Paul Lowe, 60, was stabbed in the neck and found dead in the San Gabriel Mountains on October 12.
His son Emir Abadzic Lowe, 19, appeared at the West Covina Courthouse in Los Angeles on Thursday.
He is said to have been spotted fleeing the scene in a car before crashing a few miles away where he was captured.
The judge set his bail at £1.6 million ($2.02 million).
The teenager will next appear in court on December 9 – the day before he turns 20 – for his arraignment, a court heard.
Abadzic Lowe faces a maximum sentence of 25 years to life in state prison if he is convicted as charged.
‘Our thoughts are with Mr Lowe’s loved ones during this tragic time,’ LA District Attorney George Gascon said.
‘We will pursue justice for the victim and ensure that the offender is held accountable for his actions.’

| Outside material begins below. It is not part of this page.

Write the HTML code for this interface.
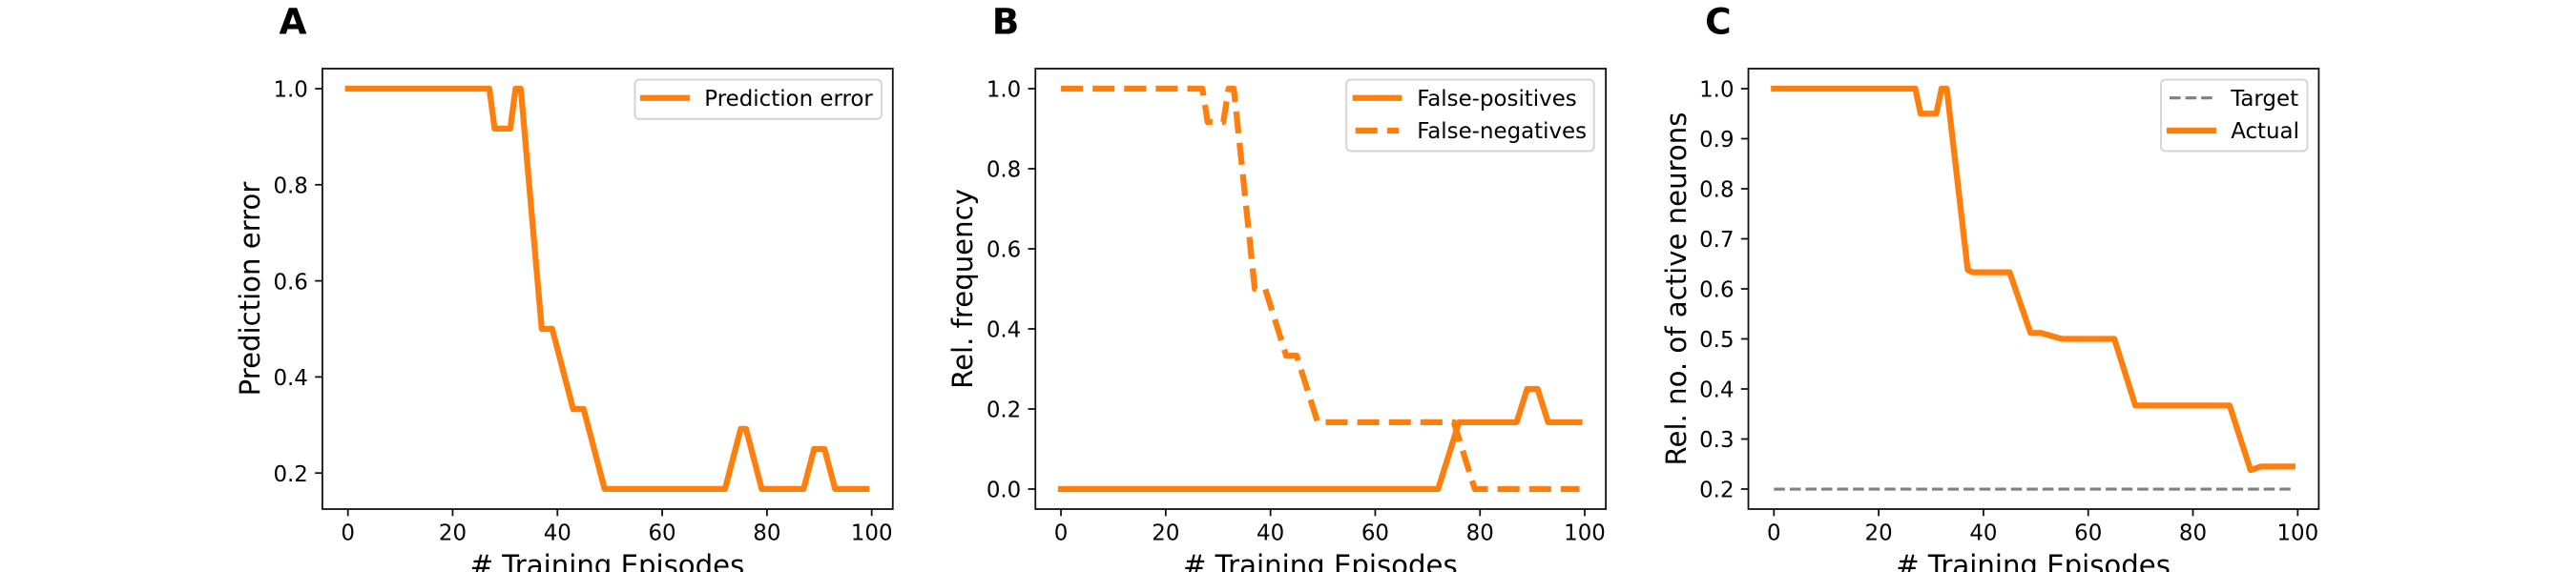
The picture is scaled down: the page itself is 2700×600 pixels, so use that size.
<!DOCTYPE html>
<html lang="en">
<head>
<meta charset="utf-8">
<title>Training metrics</title>
<style>
  html, body { margin: 0; padding: 0; background: #fff; width: 2700px; height: 600px; overflow: hidden; }
  svg { display: block; font-family: "DejaVu Sans", "Liberation Sans", sans-serif; fill: #000; }
  .tick-label { font-size: 22.92px; }
  .axis-title { font-size: 29.17px; }
  .panel-letter { font-size: 37.5px; font-weight: bold; }
  .legend-text { font-size: 22.92px; }
  .legend-box { fill: #fff; fill-opacity: .8; stroke: #d6d6d6; stroke-width: 2.08; }
  .frame { fill: none; stroke: #111; stroke-width: 1.8; }
  .tick { stroke: #111; stroke-width: 1.8; }
  .orange-solid { fill: none; stroke: #ff7f0e; stroke-width: 6.25; stroke-linejoin: round; stroke-linecap: square; }
  .orange-dashed { fill: none; stroke: #ff7f0e; stroke-width: 6.25; stroke-linejoin: round; stroke-linecap: butt; stroke-dasharray: 23.1 10; }
  .grey-dashed { fill: none; stroke: #808080; stroke-width: 3.125; stroke-linecap: butt; stroke-dasharray: 11.56 5; }
</style>
</head>
<body>
<svg id="figure" xmlns="http://www.w3.org/2000/svg" width="2700" height="600" viewBox="0 0 2700 600">
  <rect x="0" y="0" width="2700" height="600" fill="#fff"></rect>

  <text class="panel-letter" x="292.5" y="35.5">A</text>
  <text class="panel-letter" x="1039.8" y="35.5">B</text>
  <text class="panel-letter" x="1787.1" y="35.5">C</text>

  <g id="panel-a"></g>
  <g id="panel-b"></g>
  <g id="panel-c"></g>

  <g>
    <rect class="legend-box" x="665.4" y="83.5" width="258.5" height="41.3" rx="4.6"></rect>
    <g>
      <line class="orange-solid" x1="674" y1="102.7" x2="719.8" y2="102.7"></line>
      <text class="legend-text" x="738.3" y="110.8">Prediction error</text>
    </g>
  </g>

  <g>
    <rect class="legend-box" x="1411.2" y="83.5" width="259.5" height="75" rx="4.6"></rect>
    <g>
      <line class="orange-solid" x1="1420.8" y1="102.7" x2="1466.3" y2="102.7"></line>
      <text class="legend-text" x="1485.2" y="110.8">False-positives</text>
    </g>
    <g>
      <line class="orange-dashed" x1="1420.7" y1="137" x2="1466.3" y2="137"></line>
      <text class="legend-text" x="1485.2" y="145.2">False-negatives</text>
    </g>
  </g>

  <g>
    <rect class="legend-box" x="2265" y="83.5" width="153.5" height="75" rx="4.6"></rect>
    <g>
      <line class="grey-dashed" x1="2274" y1="102.7" x2="2319.8" y2="102.7"></line>
      <text class="legend-text" x="2338.2" y="110.8">Target</text>
    </g>
    <g>
      <line class="orange-solid" x1="2274" y1="137" x2="2319.8" y2="137"></line>
      <text class="legend-text" x="2338.2" y="145.2">Actual</text>
    </g>
  </g>
</svg>

<script>
// Shared x axis
const xDomain = [-4.95, 103.95];
const xTicks = [0, 20, 40, 60, 80, 100];

// Panel A data
const episodesError = [0, 27, 28, 31, 32, 33, 37, 39, 43, 45, 49, 72, 75, 76, 79, 87, 89, 91, 93, 99];
const predictionError = [1, 1, 0.917, 0.917, 1, 1, 0.5, 0.5, 0.333, 0.333, 0.167, 0.167, 0.292, 0.292, 0.167, 0.167, 0.25, 0.25, 0.167, 0.167];
const yDomainA = [0.125, 1.0417];
const yTicksA = [0.2, 0.4, 0.6, 0.8, 1.0];

// Panel B data
const episodesPositives = [0, 72, 76, 87, 89, 91, 93, 99];
const falsePositives = [0, 0, 0.167, 0.167, 0.25, 0.25, 0.167, 0.167];
const episodesNegatives = [0, 27, 28, 31, 32, 33, 37, 39, 43, 45, 49, 75, 79, 99];
const falseNegatives = [1, 1, 0.917, 0.917, 1, 1, 0.5, 0.5, 0.333, 0.333, 0.167, 0.167, 0, 0];
const yDomainB = [-0.05, 1.05];
const yTicksB = [0.0, 0.2, 0.4, 0.6, 0.8, 1.0];

// Panel C data
const episodesTarget = [0, 99];
const targetActivity = [0.2, 0.2];
const episodesActual = [0, 27, 28, 31, 32, 33, 37, 38, 45, 49, 51, 55, 65, 69, 87, 91, 93, 99];
const actualActivity = [1, 1, 0.95, 0.95, 1, 1, 0.638, 0.633, 0.633, 0.512, 0.512, 0.5, 0.5, 0.367, 0.367, 0.238, 0.245, 0.245];
const yDomainC = [0.16, 1.04];
const yTicksC = [0.2, 0.3, 0.4, 0.5, 0.6, 0.7, 0.8, 0.9, 1.0];

const SVG_NS = 'http://www.w3.org/2000/svg';
const AXES_TOP = 72;
const AXES_BOTTOM = 534;
const AXES_WIDTH = 597.86;

function make(tag, parent) {
  const el = document.createElementNS(SVG_NS, tag);
  parent.appendChild(el);
  return el;
}

function drawSeries(group, xs, ys, xScale, yScale, cls, name) {
  const line = make('polyline', group);
  
  
  line.setAttribute('class', cls);
  line.setAttribute('points', xs.map(function (x, i) {
    return xScale(x).toFixed(2) + ',' + yScale(ys[i]).toFixed(2);
  }).join(' '));
}

function drawAxes(group, left, yDomain, yTicks, yTitle, yTitleX) {
  const right = left + AXES_WIDTH;
  const xScale = function (v) { return left + (v - xDomain[0]) / (xDomain[1] - xDomain[0]) * AXES_WIDTH; };
  const yScale = function (v) { return AXES_BOTTOM - (v - yDomain[0]) / (yDomain[1] - yDomain[0]) * (AXES_BOTTOM - AXES_TOP); };

  xTicks.forEach(function (t) {
    const tick = make('line', group);
    
    
    tick.setAttribute('class', 'tick');
    tick.setAttribute('x1', xScale(t));
    tick.setAttribute('x2', xScale(t));
    tick.setAttribute('y1', AXES_BOTTOM);
    tick.setAttribute('y2', AXES_BOTTOM + 7.3);
    const label = make('text', group);
    
    
    label.setAttribute('class', 'tick-label');
    label.setAttribute('text-anchor', 'middle');
    label.setAttribute('x', xScale(t));
    label.setAttribute('y', AXES_BOTTOM + 32.6);
    label.textContent = String(t);
  });

  yTicks.forEach(function (t) {
    const tick = make('line', group);
    
    
    tick.setAttribute('class', 'tick');
    tick.setAttribute('x1', left - 7.3);
    tick.setAttribute('x2', left);
    tick.setAttribute('y1', yScale(t));
    tick.setAttribute('y2', yScale(t));
    const label = make('text', group);
    
    
    label.setAttribute('class', 'tick-label');
    label.setAttribute('text-anchor', 'end');
    label.setAttribute('x', left - 14.6);
    label.setAttribute('y', yScale(t) + 8.7);
    label.textContent = t.toFixed(1);
  });

  const xTitle = make('text', group);
  
  
  xTitle.setAttribute('class', 'axis-title');
  xTitle.setAttribute('text-anchor', 'middle');
  xTitle.setAttribute('x', left + AXES_WIDTH / 2);
  xTitle.setAttribute('y', 603);
  xTitle.textContent = '# Training Episodes';

  const yLabel = make('text', group);
  
  
  yLabel.setAttribute('class', 'axis-title');
  yLabel.setAttribute('text-anchor', 'middle');
  yLabel.setAttribute('transform', 'translate(' + yTitleX + ',' + (AXES_TOP + AXES_BOTTOM) / 2 + ') rotate(-90)');
  yLabel.textContent = yTitle;

  return { xScale: xScale, yScale: yScale, frame: function () {
    const frame = make('rect', group);
    
    
    frame.setAttribute('class', 'frame');
    frame.setAttribute('x', left + 0.4);
    frame.setAttribute('y', AXES_TOP);
    frame.setAttribute('width', right - left);
    frame.setAttribute('height', AXES_BOTTOM - AXES_TOP);
  } };
}

const panelA = document.getElementById('panel-a');
const axesA = drawAxes(panelA, 337.5, yDomainA, yTicksA, 'Prediction error', 271.9);
drawSeries(panelA, episodesError, predictionError, axesA.xScale, axesA.yScale, 'orange-solid', 'prediction-error-line');
axesA.frame();

const panelB = document.getElementById('panel-b');
const axesB = drawAxes(panelB, 1084.86, yDomainB, yTicksB, 'Rel. frequency', 1018.9);
drawSeries(panelB, episodesPositives, falsePositives, axesB.xScale, axesB.yScale, 'orange-solid', 'false-positives-line');
drawSeries(panelB, episodesNegatives, falseNegatives, axesB.xScale, axesB.yScale, 'orange-dashed', 'false-negatives-line');
axesB.frame();

const panelC = document.getElementById('panel-c');
const axesC = drawAxes(panelC, 1832.14, yDomainC, yTicksC, 'Rel. no. of active neurons', 1766.8);
drawSeries(panelC, episodesTarget, targetActivity, axesC.xScale, axesC.yScale, 'grey-dashed', 'target-line');
drawSeries(panelC, episodesActual, actualActivity, axesC.xScale, axesC.yScale, 'orange-solid', 'actual-line');
axesC.frame();
</script>
</body>
</html>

Officials from the San Bernardino Fire Department were called to the scene by a passer-by, a statement from the Los Angeles County District Attorney’s Office said.
Colleagues of Mr Lowe, who covered conflicts including the siege of Sarajevo during the Bosnian war, the fall of the Berlin Wall and Nelson Mandela’s release from prison, remembered him as ‘courageous and beloved’.
Santiago Lyon, former vice president and director of photography at The Associated Press, paid tribute to Mr Lowe, having worked with him during the siege of Sarajevo in the early 1990s.
‘Paul was a very talented, courageous and committed photojournalist who repeatedly put himself in harm’s way to show the world the reality of war zones and humanitarian crises around the world,’ he said.
‘He then became an accomplished and well-respected educator dedicated to preparing future generations of photojournalists.
‘His untimely death has profoundly affected the photojournalism community and we are in shock.’
Mr Lowe was a professor at the University of the Arts London, a visiting professor in war studies at King’s College London (KCL) and taught at an academy through the VII Foundation, which trains emerging visual journalists from communities underrepresented in the media.
The foundation described Lowe as a ‘courageous and beloved comrade, and a deeply devoted father and husband’.
KCL said the award-winning photojournalist would be ‘deeply missed’.
‘A friend, colleague and collaborator whose work had a huge impact in shining a spotlight on the Siege of Sarajevo and addressing its legacy, we were privileged to work with him on several projects related to art and reconciliation.
‘His boundless energy, warmth, creativity, initiative and enthusiasm were contagious and uniquely inspiring. He will be deeply missed,’ a statement on X said.
Mr Lowe, who wrote several books about his war reporting, told The Guardian in 2022 that he ‘became preoccupied with what happens to ordinary, educated, cultured people when they’re reduced to the medieval conditions caused by a siege’ when he was in Sarajevo.
‘People would risk their lives for a little pleasure,’ he told the newspaper. ‘And it could be very hard on kids, who obviously didn’t want to be stuck indoors.
‘During quieter periods, they were able to go outside more — I took a picture of children swimming in the river during a ceasefire. But the river, like so much of the city, was clearly visible to Serbian snipers.
‘One winter, I attended an awful scene: a group of five or six children had been killed by a shell while sledging in front of their house.’
According to police, the incident around his death happened at 3.28pm at Mount Baldy Road, near Stoddard Canyon Falls.
A statement from the sheriff’s department said officers responding to call about an assault with a deadly weapon found a ‘white male adult suffering trauma to his upper torso’.
‘San Bernardino Fire Department personnel responded and pronounced the victim dead at the scene,’ it added.
‘A white male adult was seen driving away from the scene and was subsequently involved in a solo traffic collision a few miles away. The male was detained pending further investigation.’